Have you been thinking of what I am thinking? As you can see the controllable factors are way more than the uncontrollable factors. This is very good news innit?. This means we can play a huge role in curtailing and preventing high blood pressure by modifying the controllable factors and adopting some lifestyle changes.
The uncontrollable factors sadly cannot be modified but thank God they are not as many as the controllable factors. It is therefore advisable, to work with what is available to get the best result. Now let us go into details about both the uncontrollable and controllable risk factors.
Uncontrollable Risk Factors of High Blood Pressure
These include age, race, family, history and gender.
Age: The risk of high blood pressure increases with aging. Therefore we can conclude that the older you get the higher the risk of developing high blood pressure.
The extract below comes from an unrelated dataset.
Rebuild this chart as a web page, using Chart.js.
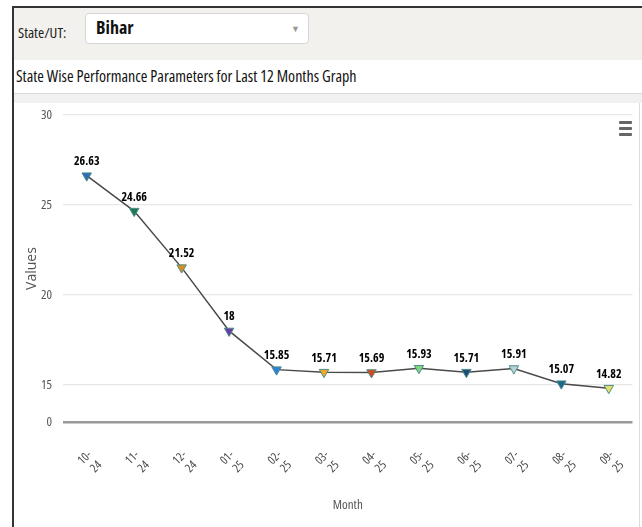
<!DOCTYPE html>
<html>
<head>
<meta charset="utf-8">
<script src="https://cdn.jsdelivr.net/npm/chart.js@4.4.1/dist/chart.umd.min.js"></script>
<style>
  html, body { margin:0; padding:0; background:#fff; width:642px; height:527px; overflow:hidden; }
  body { position:relative; font-family:'Open Sans',sans-serif; font-stretch:75%; }
  .frame-top { position:absolute; left:12px; top:6px; width:630px; height:2px; background:#333; }
  .frame-left { position:absolute; left:12px; top:6px; width:2px; height:521px; background:#333; }
  .header { position:absolute; left:14px; top:8px; width:628px; height:52px; background:#f2f1ed; }
  .lbl { position:absolute; left:4px; top:14px; font-size:15px; color:#222; white-space:nowrap; }
  .select { position:absolute; left:85px; top:13px; width:224px; height:31px; background:#fff; border:1px solid #d6d6d6; border-radius:4px; box-sizing:border-box; }
  .select .val { position:absolute; left:10px; top:1px; font-size:18px; font-weight:bold; color:#111; }
  .select .arr { position:absolute; right:8px; top:8px; font-size:9px; color:#999; font-stretch:100%; }
  .titlerow { position:absolute; left:14px; top:60px; width:628px; height:33px; background:#fff; border-bottom:1px solid #d8d8d8; }
  .title { position:absolute; left:2px; top:5px; font-size:16px; color:#111; white-space:nowrap; }
  .band { position:absolute; left:14px; top:94px; width:628px; height:9px; background:#f1f1f1; }
  .rline { position:absolute; left:639px; top:103px; width:1px; height:424px; background:#dcdcdc; }
  #wrap { position:absolute; left:13px; top:103px; width:626px; height:424px; }
  .menu { position:absolute; left:619px; top:119px; width:14px; height:19px; }
  .menu div { position:absolute; left:0; width:13px; height:3px; background:#666; border-radius:1px; }
</style>
</head>
<body>
<div class="frame-top"></div>
<div class="header">
  <div class="lbl">State/UT:</div>
</div>
<div class="select"><div class="val">Bihar</div><div class="arr">▼</div></div>
<div class="titlerow"><div class="title">State Wise Performance Parameters for Last 12 Months Graph</div></div>
<div class="band"></div>
<div class="frame-left"></div>
<div class="rline"></div>
<div id="wrap"><canvas id="c" width="626" height="424"></canvas></div>
<div class="menu"><div style="top:2px"></div><div style="top:8px"></div><div style="top:14px"></div></div>
<script>
const months = [['10-','24'],['11-','24'],['12-','24'],['01-','25'],['02-','25'],['03-','25'],['04-','25'],['05-','25'],['06-','25'],['07-','25'],['08-','25'],['09-','25']];
const values = [26.63, 24.66, 21.52, 18, 15.85, 15.71, 15.69, 15.93, 15.71, 15.91, 15.07, 14.82];
const markerColors = ['#2f6db5','#1f7a50','#d98c1f','#6a3aa8','#2f80d8','#f0aa2a','#d24a1a','#7fd67f','#1d4f78','#b8d2d6','#176a8a','#e6df6a'];
const yTickValues = [15, 20, 25, 30];
const yAxisFloor = 12.94;   // the axis bottom, labelled "0" in the reference
const yAxisMax = 30;

const fam = "'Open Sans',sans-serif";

const valueLabels = {
  id: 'valueLabels',
  afterDatasetsDraw(chart) {
    const ctx = chart.ctx;
    const meta = chart.getDatasetMeta(0);
    ctx.save();
    ctx.font = "bold condensed 12px " + fam;
    ctx.fillStyle = '#000';
    ctx.textAlign = 'center';
    ctx.textBaseline = 'bottom';
    meta.data.forEach((pt, i) => {
      ctx.fillText(String(values[i]), pt.x, pt.y - 8);
    });
    ctx.restore();
  }
};

new Chart(document.getElementById('c'), {
  type: 'line',
  data: {
    labels: months,
    datasets: [{
      data: values,
      borderColor: '#4a4a4a',
      borderWidth: 1.5,
      tension: 0,
      pointStyle: 'triangle',
      rotation: 180,
      pointRadius: 5.5,
      pointHoverRadius: 5.5,
      pointBackgroundColor: markerColors,
      pointBorderColor: '#4f8c8c',
      pointBorderWidth: 1
    }]
  },
  options: {
    responsive: false,
    animation: false,
    events: [],
    layout: { padding: { top: 12, right: 4, left: 0, bottom: 14 } },
    plugins: { legend: { display: false }, tooltip: { enabled: false } },
    scales: {
      x: {
        offset: true,
        grid: { display: false, offset: true },
        border: { display: false },
        ticks: {
          color: '#444',
          font: { size: 12, family: fam, weight: 'normal condensed' },
          minRotation: 45,
          maxRotation: 45,
          padding: 18,
          labelOffset: 3,
          autoSkip: false
        },
        title: { display: true, text: 'Month', color: '#555', font: { size: 13, family: fam, weight: 'normal condensed' }, padding: { top: 0, bottom: 0 } },
        afterFit(scale) { scale.height = 91; scale.paddingLeft = 0; scale.paddingRight = 0; }
      },
      y: {
        min: yAxisFloor,
        max: yAxisMax,
        afterBuildTicks(scale) {
          scale.ticks = [yAxisFloor].concat(yTickValues).map(v => ({ value: v }));
        },
        grid: {
          drawTicks: false,
          color: ctx => (ctx.tick && ctx.tick.value === yAxisFloor) ? '#9a9a9a' : '#e8e8e8',
          lineWidth: ctx => (ctx.tick && ctx.tick.value === yAxisFloor) ? 2.5 : 1.2
        },
        border: { display: false },
        ticks: {
          color: '#555',
          font: { size: 13, family: fam, weight: 'normal condensed' },
          padding: 11,
          callback: v => (v === yAxisFloor ? '0' : String(v))
        },
        title: { display: true, text: 'Values', color: '#555', font: { size: 14, family: fam }, padding: { top: 11, bottom: 0 } },
        afterFit(scale) { scale.width = 50; scale.paddingTop = 0; scale.paddingBottom = 0; }
      }
    }
  },
  plugins: [valueLabels]
});
</script>
</body>
</html>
However the risk of prehypertension and high blood pressure Is increasing in children and teens possibly due to the rise in the number of overweight children and teens.
Gender: Now there is a twist on the risk factor “Gender”. Before the age of 55, men are more likely than women to develop high blood pressure. However, after the age of 55, women are more likely than men to develop high blood pressure.
Race / Ethnicity: High blood pressure is more common in Africans (blacks in general) than in Caucasians or Hispanic adults.
Family history: Of course we cannot control the family we are born into or the kind of genes we inherit. A family history of high blood pressure raises the risk of developing prehypertension or high blood pressure.
Some individuals have an increased sensitivity to sodium and salt and this would definitely increase the risk of high blood pressure and this sensitivity to salt and water might run in families. The genetic causes of high blood pressure are the reasons why family history is a risk factor for hypertension.
Controllable Risk Factors of High Blood Pressure
Overweight / Obesity: The harmful effects of being overweight or obese cannot be overemphasized as it can lead to a variety of diseases particularly hypertension. How does obesity lead to hypertension you might ask? Well the truth is the more you weigh the more blood needed to supply oxygen and nutrient to the body. This would definitely lead to an increased cardiac output which would eventually lead to an increased blood pressure. The good news however is that with proper intervention such as a detailed weight loss and maintenance programme (proper dieting and exercises) this risk factors can be totally avoided.
Another risk factor we have control over is “The Salt Content” as well as “potassium content” in the diet. Too much salt (sodium) in the diet (as we have said before water always accompanies salt). Too little potassium in the diet can lead to the accumulation of sodium in the blood therefore it is also important to balance the potassium content on our diet.
Sedentary Lifestyle: A sedentary lifestyle simply means an “inactive lifestyle”. Being physically inactive tends to increase heart rate which subsequently causes an increase in blood pressure. It also increases the risk of being overweight. Yes sometimes we cannot help the kinds of jobs that come our way but sitting in one position all day during working hours with no physical activity is detrimental to our health.
Excessive alcohol intake: Consuming excessive alcohol is very detrimental to the heart and as such should be avoided. Yes we know a lot of social drinkers but ideally, having more than one drink a day for women and more than 2 drinks a day for men can lead to increased blood pressure. Remember the saying “prevention is better than cure”.
Smoking: Smoking / chewing tobacco has never been known to have any beneficial effect on the human body as it is a major predisposing factor to lung carcinoma (Cancer) as well as many other cancers. Not only does it lead to a rapid temporary increase in blood pressure, it also damages the lining of the artery walls causing the arteries to constrict thereby increasing blood pressure.
Stress: Stress apart from its effect on mental health can also lead to a temporary increase in blood pressure and so should be avoided as much as possible.
Chronic medical condition: Certain chronic conditions such as diabetes and kidney disease can increase the risk of high blood pressure.
With the aforementioned risk factors, I mean the controllable risk factors. I am sure we can identify some of the bad habits we might be guilty of and ensure proper lifestyle modification to reduce the chances of developing high blood pressure and living healthy.